Ahead of this weekend’s British Grand Prix, audio from an interview conducted in November with Nelson Piquet surfaced in which the three-time F1 world champion made a racially abusive remark about Hamilton. 

In the past week, Hamilton has faced calls to resign from Jackie Stewart and ex-F1 supremo Bernie Ecclestone, who also claimed Hamilton “should be happy” with Piquet’s subsequent apology during an interview with Good Morning Britain on Thursday.

F1 and several drivers have supported Hamilton and condemned the comments made by Piquet, who is understood to have been banned from the F1 paddock. On Thursday, the British Racing Drivers' Club (BRDC) announced they have suspended Piquet's honorary membership with immediate effect. 
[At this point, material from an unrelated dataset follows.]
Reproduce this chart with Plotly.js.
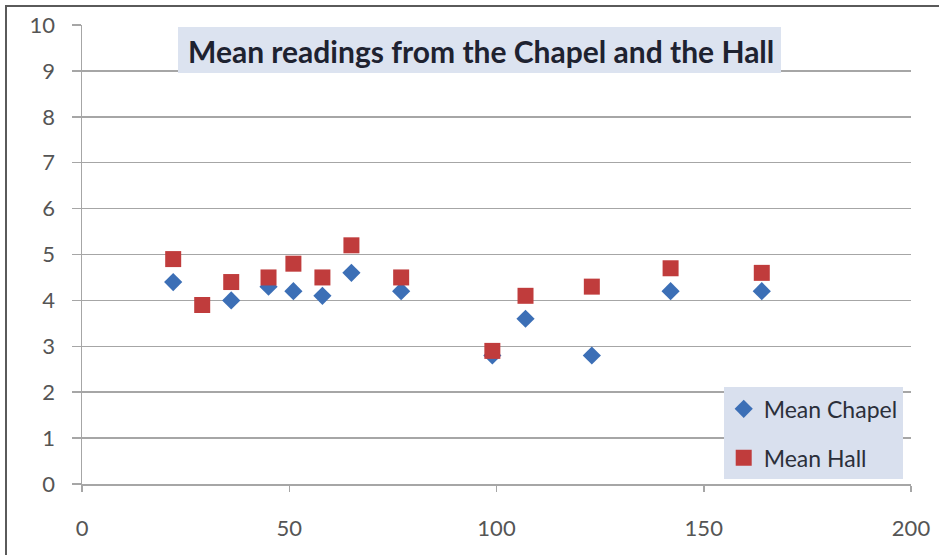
<!DOCTYPE html>
<html>
<head>
<meta charset="utf-8">
<script src="https://cdn.plot.ly/plotly-3.0.1.min.js"></script>
<style>
  html, body { margin: 0; padding: 0; background: #ffffff; }
  #frame {
    position: absolute; left: 0; top: 0; width: 939px; height: 555px;
    overflow: hidden; background: #ffffff;
  }
  #edge {
    position: absolute; left: 5px; top: 5px; width: 940px; height: 560px;
    border-top: 2px solid #5a5a5a; border-left: 2px solid #5a5a5a;
    pointer-events: none;
  }
  #chart { position: absolute; left: 0; top: 0; width: 939px; height: 555px; }
</style>
</head>
<body>
<div id="frame">
  <div id="chart"></div>
  <div id="edge"></div>
</div>
<script>
// Sampling positions along the x axis
const positions = [22, 29, 36, 45, 51, 58, 65, 77, 99, 107, 123, 142, 164];
// Mean readings at each position (null where no Chapel reading is shown)
const meanChapel = [4.4, null, 4.0, 4.3, 4.2, 4.1, 4.6, 4.2, 2.8, 3.6, 2.8, 4.2, 4.2];
const meanHall   = [4.9, 3.9, 4.4, 4.5, 4.8, 4.5, 5.2, 4.5, 2.9, 4.1, 4.3, 4.7, 4.6];
// Series names and axis ticks
const seriesNames = ["Mean Chapel", "Mean Hall"];
const chartTitle = "Mean readings from the Chapel and the Hall";
const xTicks = [0, 50, 100, 150, 200];
const yTicks = [0, 1, 2, 3, 4, 5, 6, 7, 8, 9, 10];

const FONT = "Lato, 'Open Sans', 'DejaVu Sans', sans-serif";

const traces = [
  {
    type: "scatter", mode: "markers", name: seriesNames[0],
    x: positions, y: meanChapel, legendgroup: "a",
    marker: { symbol: "diamond", size: 14, color: "#3c6fb6", line: { width: 0 } }
  },
  {
    type: "scatter", mode: "markers", name: seriesNames[1],
    x: positions, y: meanHall, legendgroup: "b",
    marker: { symbol: "square", size: 16, color: "#c03c3c", line: { width: 0 } }
  }
];

const layout = {
  width: 939, height: 555,
  margin: { l: 82, r: 28, t: 25, b: 71, pad: 0 },
  paper_bgcolor: "rgba(0,0,0,0)",
  plot_bgcolor: "#ffffff",
  font: { family: FONT, size: 22, color: "#5a5a5a" },
  xaxis: {
    range: [0, 200], tickvals: xTicks, ticktext: xTicks.map(String),
    showgrid: false, zeroline: false,
    showline: true, linecolor: "#a6a6a6", linewidth: 1.5,
    ticks: "outside", ticklen: 6, tickcolor: "#a6a6a6", tickwidth: 1.5,
    ticklabelstandoff: 18,
    tickfont: { family: FONT, size: 22, color: "#555555" },
    fixedrange: true
  },
  yaxis: {
    range: [0, 10], tickvals: yTicks, ticktext: yTicks.map(String),
    showgrid: true, gridcolor: "#a6a6a6", gridwidth: 1.5,
    zeroline: false,
    showline: true, linecolor: "#a6a6a6", linewidth: 1.5,
    ticks: "outside", ticklen: 9, tickcolor: "#a6a6a6", tickwidth: 1.5,
    ticklabelstandoff: 12,
    tickfont: { family: FONT, size: 22, color: "#555555" },
    fixedrange: true
  },
  showlegend: true,
  legend: {
    x: 0.99, xanchor: "right", y: 0.01, yanchor: "bottom",
    bgcolor: "#d9e0ee", borderwidth: 0,
    tracegroupgap: 16,
    font: { family: FONT, size: 23, color: "#2b2f3a" },
    itemwidth: 30
  },
  shapes: [
    {
      type: "rect", xref: "paper", yref: "paper", layer: "above",
      x0: (178 - 82) / 829, x1: (781 - 82) / 829,
      y0: (484 - 73) / 459, y1: (484 - 27) / 459,
      fillcolor: "#dce3f0", line: { width: 0 }
    }
  ],
  annotations: [
    {
      text: "<b>" + chartTitle + "</b>", xref: "paper", yref: "paper",
      x: (481 - 82) / 829, y: (484 - 51) / 459,
      xanchor: "center", yanchor: "middle", showarrow: false,
      font: { family: FONT, size: 30, color: "#1e2230" }
    }
  ]
};

Plotly.newPlot("chart", traces, layout, { staticPlot: true, displayModeBar: false });
</script>
</body>
</html>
"I am incredibly grateful to everyone who has supported me within the sport, particularly the drivers,” said the seven-time world champion when addressing the abuse he faced during Thursday’s press conferences at Silverstone

"It has been two years since we first took a knee in Austria. We are still faced by challenges. I've been on the receiving end of racism and criticism and negativity in archaic narratives for a long, long time.

"So there's nothing really particularly new for me. I think it's more about the bigger picture.

"Why do we give these older voices a platform?

"It is not representative of our sport and where we are. We are looking to grow - in the US and in South Africa.

"We are looking to the future to give younger people a platform who are more representative.

"This isn't about one individual or one use of that term.”

Hamilton again underlined that action, rather than statements, are required to tackle the issue. 

“There is a knee-jerk reaction from companies around the world,” he said. “They probably all already have a script ready for that crisis management. It is not enough. Is now about action.

“People who are not relevant in the sport for years are trying to bring me down but I am still here.

"Whether it is conscious or subconscious that they don't believe people like me should be in motorsport. We need, more than ever, we need people to come together.

"It is not helpful - these comments from Piquet.

"They are not really in the sport. They haven't been relevant for decades. But I'm still here, standing strong, pushing for diversity.” 

Asked if he still respects F1’s older generation, Hamilton replied: “I have always tried to take the higher road and be respectful.

"It ties back to - why do we give them a platform?

"They are not with the times. They are not willing to change.

“Micro-aggression in today's world is not healthy.”

Hamilton ‘will race’ regardless of jewellery stance 

Hamilton was adamant he will contest his home grand prix despite uncertainty about the FIA’s stance over drivers wearing jewellery in their cars. 

The exemption to allow for more time for the drivers to discuss the matter with the FIA and F1’s medical team expired ahead of this weekend’s British Grand Prix, but no update has been provided on the matter. 

Race director Niels Wittich did not include any note regarding jewellery in the first version of his pre-race Event Notes, which were issued on Thursday. 

"With all due respect, it is crazy to think that with everything going on in the world, this is the focus,” Hamilton said when asked about the jewellery row. 

"We have bigger fish to fry. We really have to start focusing on more important areas.

"I will race this weekend. I will work with the FIA. The matter is not massive."